21. The electronic device according to claim 16, wherein the data set comprises at least one of a secure element application, a profile, a plurality of pages.

22. The electronic device according to claim 16, wherein transferring the first data blob to the virtual memory region comprises compressing the data set to obtain a compressed first data blob.

23. The electronic device according to claim 22, wherein transferring the first data blob to the virtual memory region comprises transferring the compressed first data blob to the virtual memory region.

24. The electronic device according to claim 22, wherein the control device is further configured to de-compress only a part of the compressed first data blob, wherein the part is smaller than the first data blob.

25. The electronic device according to claim 16, wherein the control device is further configured to allocate the physical memory region against required virtual memory region for the first data blob.

26. The electronic device according to claim 16, wherein the control device is further configured to reload the off-loaded second data blob from the external domain.

27. The electronic device according to claim 26 wherein reloading is via an external interface and free of an additional secure channel.

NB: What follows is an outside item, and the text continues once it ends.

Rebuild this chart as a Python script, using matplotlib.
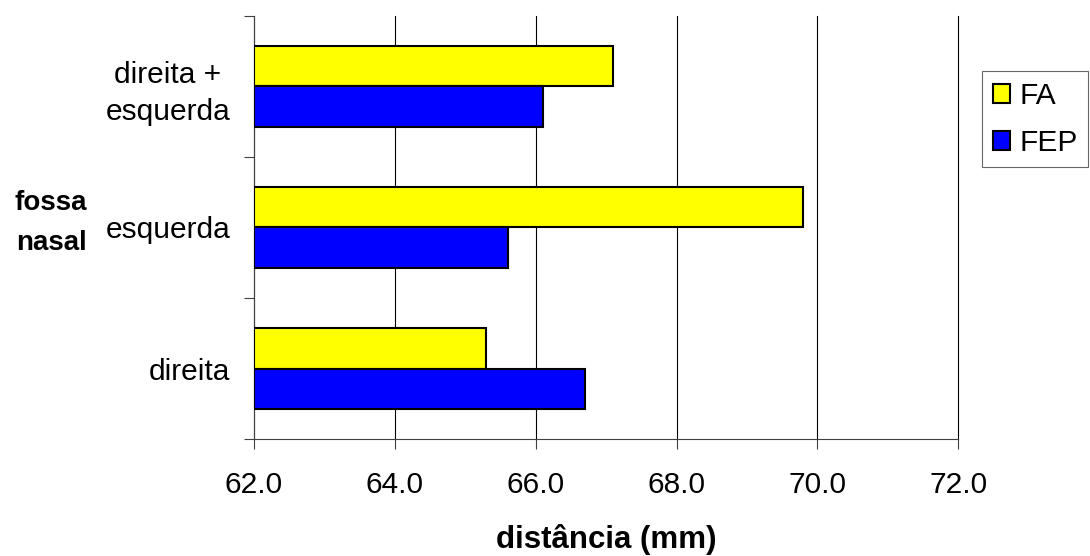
import matplotlib
matplotlib.use('Agg')
import matplotlib.pyplot as plt
import numpy as np

plt.rcParams['font.family'] = ['Liberation Sans', 'DejaVu Sans']

# dados
categorias = ['direita', 'esquerda', 'direita +\nesquerda']
fa = [65.3, 69.8, 67.1]
fep = [66.7, 65.6, 66.1]
series = ['FA', 'FEP']
x_ticks = [62.0, 64.0, 66.0, 68.0, 70.0, 72.0]

fig = plt.figure(figsize=(10.9, 5.56), dpi=100)
ax = fig.add_axes([0.2330, 0.2099, 0.6462, 0.7619])

y = np.arange(len(categorias))
h = 1 / 3.5  # gap width 150%
base = x_ticks[0]
ax.barh(y + h / 2, np.array(fa) - base, h, left=base, color='#FFFF00',
        edgecolor='black', linewidth=1.5, label=series[0], zorder=3)
ax.barh(y - h / 2, np.array(fep) - base, h, left=base, color='#0000FF',
        edgecolor='black', linewidth=1.5, label=series[1], zorder=3)

ax.set_xlim(62, 72)
ax.set_ylim(-0.5, 2.5)
ax.set_xticks(x_ticks)
ax.set_xticklabels(['%.1f' % v for v in x_ticks], fontsize=21.5)
ax.grid(axis='x', color='black', linewidth=0.8, zorder=0)
ax.set_axisbelow(True)
for gl in ax.get_xgridlines():
    gl.set_clip_on(False)

# ticks nas fronteiras das categorias, rotulos no centro
ax.set_yticks([-0.5, 0.5, 1.5, 2.5])
ax.set_yticklabels([])
ax.set_yticks(y, minor=True)
ax.set_yticklabels(categorias, minor=True, fontsize=21.5, ha='right',
                   multialignment='center', linespacing=1.4)
ax.tick_params(axis='y', which='minor', length=0, pad=17)
ax.tick_params(axis='y', which='major', length=7, width=0.8, color='#404040')
ax.tick_params(axis='x', length=7, width=0.8, color='#404040', pad=16)

for s in ['top', 'right']:
    ax.spines[s].set_visible(False)
for s in ['left', 'bottom']:
    ax.spines[s].set_color('#404040')
    ax.spines[s].set_linewidth(0.8)

ax.set_xlabel('distância (mm)', fontsize=22.5, fontweight='bold', va='top')
ax.xaxis.set_label_coords(0.5, -0.2)
ax.set_ylabel('fossa\nnasal', fontsize=20, fontweight='bold', rotation=0,
              ha='center', va='center', linespacing=1.7)
ax.yaxis.set_label_coords(-0.288, 0.511)

leg = fig.legend(loc='upper left', bbox_to_anchor=(0.901, 0.872),
                 fontsize=21.5, frameon=True, fancybox=False, shadow=False,
                 handlelength=0.6, handleheight=0.6, handletextpad=0.3,
                 borderpad=0.35, labelspacing=0.65, borderaxespad=0)
leg.get_frame().set_edgecolor('#404040')
leg.get_frame().set_linewidth(0.8)
for p in leg.get_patches():
    p.set_linewidth(1.5)

fig.savefig('out.png', dpi=100)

28. The electronic device according to claim 16, wherein the external domain is configured to store the off-loaded second data blob in a further physical memory region.

29. The electronic device according to claim 28, wherein the external domain comprises at least one of a host domain and an application control device.

30. The electronic device according to claim 16, wherein the electronic device further comprises a contact-less communication domain coupled to the secure element domain via a domain interface.

31. The electronic device according to claim 30, wherein the control device is further configured to off-load the second data blob from the secure element domain via the domain interface to the contact-less communication domain and via a communication-external interface to the external domain.

32. The electronic device according to claim 30, wherein the control device is further configured to reload the second data blob from the external domain via the communication-external interface to the contact-less communication domain and via the domain interface to the secure element domain.

33. The electronic device according to claim 30, wherein the contact-less communication domain and the secure element domain are integrated into a common integrated circuit.

34. A mobile device comprising the electronic device according to claim 16, wherein the mobile device is one of a smart card and a mobile phone.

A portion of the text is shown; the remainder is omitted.